Hybrid sync & async Python request/response protocol client implementations
Posted: December 13, 2011 Filed under: Programming, Python | Tags: python 1 Comment »Arakoon, our in-house developed key-value store, is one of our flagship projects. Since a server isn’t of much use if no clients can talk to it, we also developed a couple of client libraries, including an OCaml, C, PHP and Python client.
Next to the Python client maintained inside the main Arakoon repository, an alternative client was developed as well (source, source). One of the goals of this alternative client was supporting the Twisted asynchronous networking framework.

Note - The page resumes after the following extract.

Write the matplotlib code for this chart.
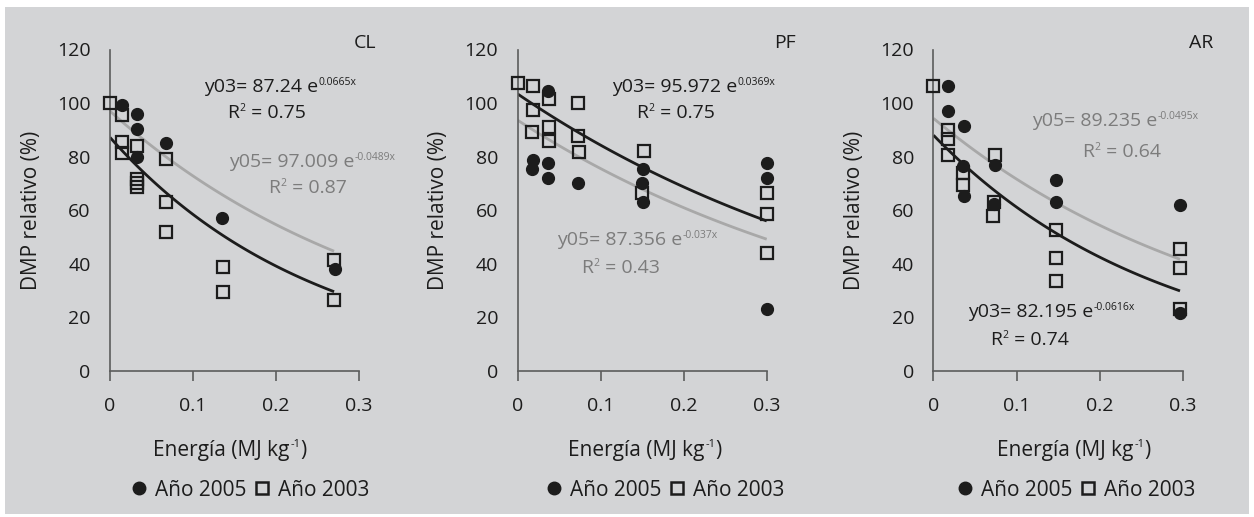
import numpy as np
import matplotlib.pyplot as plt
from matplotlib.lines import Line2D
from matplotlib.patches import Rectangle

plt.rcParams['font.family'] = ['Open Sans', 'DejaVu Sans']

# --- data ----------------------------------------------------------------
panels = ['CL', 'PF', 'AR']

# CL
cl_x03 = [0, 0.015, 0.015, 0.015, 0.033, 0.033, 0.033, 0.033, 0.067, 0.067, 0.067, 0.136, 0.136, 0.27, 0.27]
cl_y03 = [100, 95.5, 85.5, 81.5, 84, 71.5, 70, 68.5, 79, 63, 52, 39, 29.5, 41.5, 26.5]
cl_x05 = [0.015, 0.033, 0.033, 0.033, 0.068, 0.135, 0.271]
cl_y05 = [99.3, 95.8, 90.5, 80, 85, 57.2, 38.2]

# PF
pf_x03 = [0, 0.0185, 0.0185, 0.017, 0.038, 0.038, 0.038, 0.073, 0.073, 0.074, 0.152, 0.150, 0.3, 0.3, 0.3]
pf_y03 = [107.5, 106.5, 97.5, 89.3, 101.5, 91, 86, 100, 87.8, 81.8, 82, 66.6, 66.4, 58.5, 44.2]
pf_x05 = [0.036, 0.018, 0.017, 0.037, 0.036, 0.073, 0.151, 0.150, 0.151, 0.3, 0.3, 0.3]
pf_y05 = [104.5, 78.8, 75.3, 77.8, 71.9, 70, 75.5, 70, 63, 77.8, 71.9, 23.3]

# AR
ar_x03 = [0, 0.017, 0.017, 0.017, 0.035, 0.035, 0.074, 0.073, 0.072, 0.148, 0.148, 0.148, 0.297, 0.297, 0.297]
ar_y03 = [106.5, 90, 86.5, 80.5, 74, 69.5, 80.5, 63, 58, 52.5, 42, 33.5, 45.5, 38.5, 23.3]
ar_x05 = [0.018, 0.017, 0.037, 0.036, 0.037, 0.074, 0.073, 0.148, 0.148, 0.297, 0.297]
ar_y05 = [106.5, 97, 91.3, 76.6, 65.4, 76.8, 62.3, 71.4, 62.9, 61.9, 21.5]

# trend lines: value at x=0, value at end, end x
cl_fit03 = [87.2, 29.6, 0.27]
cl_fit05 = [97.0, 44.7, 0.27]
pf_fit03 = [103.4, 56.0, 0.3]
pf_fit05 = [93.6, 49.2, 0.3]
ar_fit03 = [88.0, 29.9, 0.297]
ar_fit05 = [94.3, 41.7, 0.297]

# equation labels: (main, superscript) and R2 value
cl_eq03 = [('y03= 87.24 e', '0.0665x'), '0.75']
cl_eq05 = [('y05= 97.009 e', '-0.0489x'), '0.87']
pf_eq03 = [('y03= 95.972 e', '0.0369x'), '0.75']
pf_eq05 = [('y05= 87.356 e', '-0.037x'), '0.43']
ar_eq03 = [('y03= 82.195 e', '-0.0616x'), '0.74']
ar_eq05 = [('y05= 89.235 e', '-0.0495x'), '0.64']

xticks = [0, 0.1, 0.2, 0.3]
xticklabels = ['0', '0.1', '0.2', '0.3']
yticks = [0, 20, 40, 60, 80, 100, 120]

BG = '#d3d4d6'
DARK = '#1c1c1c'
GREY_LINE = '#a8a8a8'
GREY_TXT = '#7c7c7c'
AXC = '#5c5c5c'

W, H = 1254, 517
fig = plt.figure(figsize=(W / 100, H / 100), dpi=100, facecolor='white')
fig.patches.append(Rectangle((5 / W, 3 / H), (W - 10) / W, (H - 10) / H,
                             transform=fig.transFigure, facecolor=BG,
                             edgecolor='none', zorder=-10))

lefts = [110, 517.7, 933.5]
ax_w = 249 / W
ax_b = 1 - 371 / H
ax_h = (371 - 49.5) / H


def trend(ax, fit, color, lw):
    y0, y1, x1 = fit
    xs = np.linspace(0, x1, 120)
    ax.plot(xs, y0 * (y1 / y0) ** (xs / x1), color=color, lw=lw, zorder=2,
            solid_capstyle='butt')


def rich(ax, x, y, parts, color, fs=14, sfs=7.5):
    # parts: list of (text, is_superscript); first is normal text
    t0 = ax.text(x, y, parts[0][0], color=color, fontsize=fs, ha='left',
                 va='center')
    prev = t0
    for txt, sup in parts[1:]:
        if sup:
            prev = ax.annotate(txt, xy=(1, 1), xycoords=prev, xytext=(0.5, 0.5),
                               textcoords='offset points', ha='left', va='top',
                               fontsize=sfs, color=color)
        else:
            prev = ax.annotate(txt, xy=(1, 0.5), xycoords=(prev, t0),
                               ha='left', va='center', fontsize=fs, color=color)
    return t0


def px2data(px, py, left):
    return ((px - left) / 249 * 0.3, (371 - py) / 2.679)


data = [
    (cl_x03, cl_y03, cl_x05, cl_y05, cl_fit03, cl_fit05, cl_eq03, cl_eq05,
     [(204, 87), (227, 113)], [(229, 162), (268, 188)]),
    (pf_x03, pf_y03, pf_x05, pf_y05, pf_fit03, pf_fit05, pf_eq03, pf_eq05,
     [(612, 87), (636, 113)], [(557, 240), (581, 268)]),
    (ar_x03, ar_y03, ar_x05, ar_y05, ar_fit03, ar_fit05, ar_eq03, ar_eq05,
     [(968, 312), (990, 340)], [(1032, 121), (1082, 152)]),
]

for i, name in enumerate(panels):
    x03, y03, x05, y05, f03, f05, e03, e05, p03, p05 = data[i]
    left = lefts[i]
    ax = fig.add_axes([left / W, ax_b, ax_w, ax_h])
    ax.set_facecolor('none')

    trend(ax, f05, GREY_LINE, 2.0)
    trend(ax, f03, DARK, 2.0)
    ax.plot(x05, y05, 'o', color=DARK, markersize=8.5, zorder=3, clip_on=False)
    ax.plot(x03, y03, 's', mfc='none', mec=DARK, mew=1.6, markersize=8.5,
            zorder=4, clip_on=False)

    ax.set_xlim(0, 0.3)
    ax.set_ylim(0, 120)
    ax.set_xticks(xticks)
    ax.set_xticklabels(xticklabels)
    ax.set_yticks(yticks)
    for s in ['top', 'right']:
        ax.spines[s].set_visible(False)
    for s in ['left', 'bottom']:
        ax.spines[s].set_color(AXC)
        ax.spines[s].set_linewidth(1.2)
    ax.tick_params(axis='x', direction='out', length=7, width=1.2, color=AXC,
                   labelsize=14, pad=12, labelcolor=DARK)
    ax.tick_params(axis='y', length=0, labelsize=14, pad=14, labelcolor=DARK)

    ax.set_ylabel('DMP relativo (%)', fontsize=15, color=DARK, labelpad=11)

    # x label with small superscript
    xl = [153, 568, 997][i]
    lx, ly = px2data(xl, 450, left)
    rich(ax, lx, ly, [('Energía (MJ kg', False), ('-1', True), (')', False)],
         DARK, fs=15, sfs=8)

    tx, ty = px2data([365, 785, 1201][i], 43, left)
    ax.text(tx, ty, name, fontsize=14, color=DARK, ha='center', va='center',
            clip_on=False)

    for eqn, pos, col in [(e03, p03, DARK), (e05, p05, GREY_TXT)]:
        (main, sup), r2 = eqn
        x1, y1 = px2data(pos[0][0], pos[0][1], left)
        x2, y2 = px2data(pos[1][0], pos[1][1], left)
        rich(ax, x1, y1, [(main, False), (sup, True)], col)
        rich(ax, x2, y2, [('R', False), ('2', True), (' = ' + r2, False)], col)

    handles = [Line2D([], [], ls='none', marker='o', color=DARK, markersize=9),
               Line2D([], [], ls='none', marker='s', mfc='none', mec=DARK,
                      mew=1.8, markersize=9)]
    lcx = [250, 665, 1076][i]
    ax.legend(handles, ['Año 2005', 'Año 2003'], ncol=2, frameon=False,
              loc='center', bbox_to_anchor=((lcx - left) / 249, (371 - 490) / 321.5),
              fontsize=15, handlelength=0.8, handletextpad=0.4,
              columnspacing=0.3, labelcolor=DARK)

fig.savefig('out.png', dpi=100, facecolor='white')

In this post, I’ll present the approach taken to achieve this. It maintains a clear separation between the protocol (the bytes going over the wire) and the transport (the wire itself). Both synchronous as well as asynchronous transports can be implemented, and new request/response commands can be added easily, at a single place in the source code.
Throughout this post, we’ll write a client for this server, which implements a protocol similar to the Arakoon protocol:
import socket
import struct
import threading
HOST = 'localhost'
PORT = 8080
COMMAND_STRUCT = struct.Struct('<I')
SUCCESS_CODE = struct.pack('<I', 0)
ERROR_CODE = struct.pack('<I', 1)
ERROR_MESSAGE = 'Invalid request'
ERROR_MESSAGE_DATA = struct.pack('<I%ds' % len(ERROR_MESSAGE),
len(ERROR_MESSAGE), ERROR_MESSAGE)
LEN_STRUCT = struct.Struct('<I')
def handle(conn):
while True:
command_data = ''
while len(command_data) < COMMAND_STRUCT.size:
data = conn.recv(COMMAND_STRUCT.size - len(command_data))
if not data:
return
command_data += data
command, = COMMAND_STRUCT.unpack(command_data)
if command == 1:
len_data = ''
while len(len_data) < LEN_STRUCT.size:
data = conn.recv(LEN_STRUCT.size - len(len_data))
len_data += data
len_, = LEN_STRUCT.unpack(len_data)
data = ''
while len(data) < len_:
data += conn.recv(len_ - len(data))
conn.send(SUCCESS_CODE)
conn.send(struct.pack('<L%ds' % len(data), len(data), data[::-1]))
else:
conn.send(ERROR_CODE)
conn.send(ERROR_MESSAGE_DATA)
def main():
sock = socket.socket(socket.AF_INET, socket.SOCK_STREAM)
sock.setsockopt(socket.SOL_SOCKET, socket.SO_REUSEADDR, 1)
sock.bind((HOST, PORT))
sock.listen(1)
while True:
conn, addr = sock.accept()
print 'Connect: %r' % (addr, )
threading.Thread(target=lambda: handle(conn)).start()
if __name__ == '__main__':
main()
Every message sent by a client starts with a 32bit integer, the command identifier. Currently only one command, ‘reverse’ with ID 1, is implemented. This takes a single string as argument. Strings are encoded in two parts: first, a 32bit integer containing the length of the string, followed by the actual string data as characters.
When the server receives a command, it sends a 32bit integer denoting success (0×00) or failure (0×01). The ‘reverse’ command simply returns a the input string, reversed, using the same string encoding as described before. Once this cycle is complete, a new command can be sent by a client.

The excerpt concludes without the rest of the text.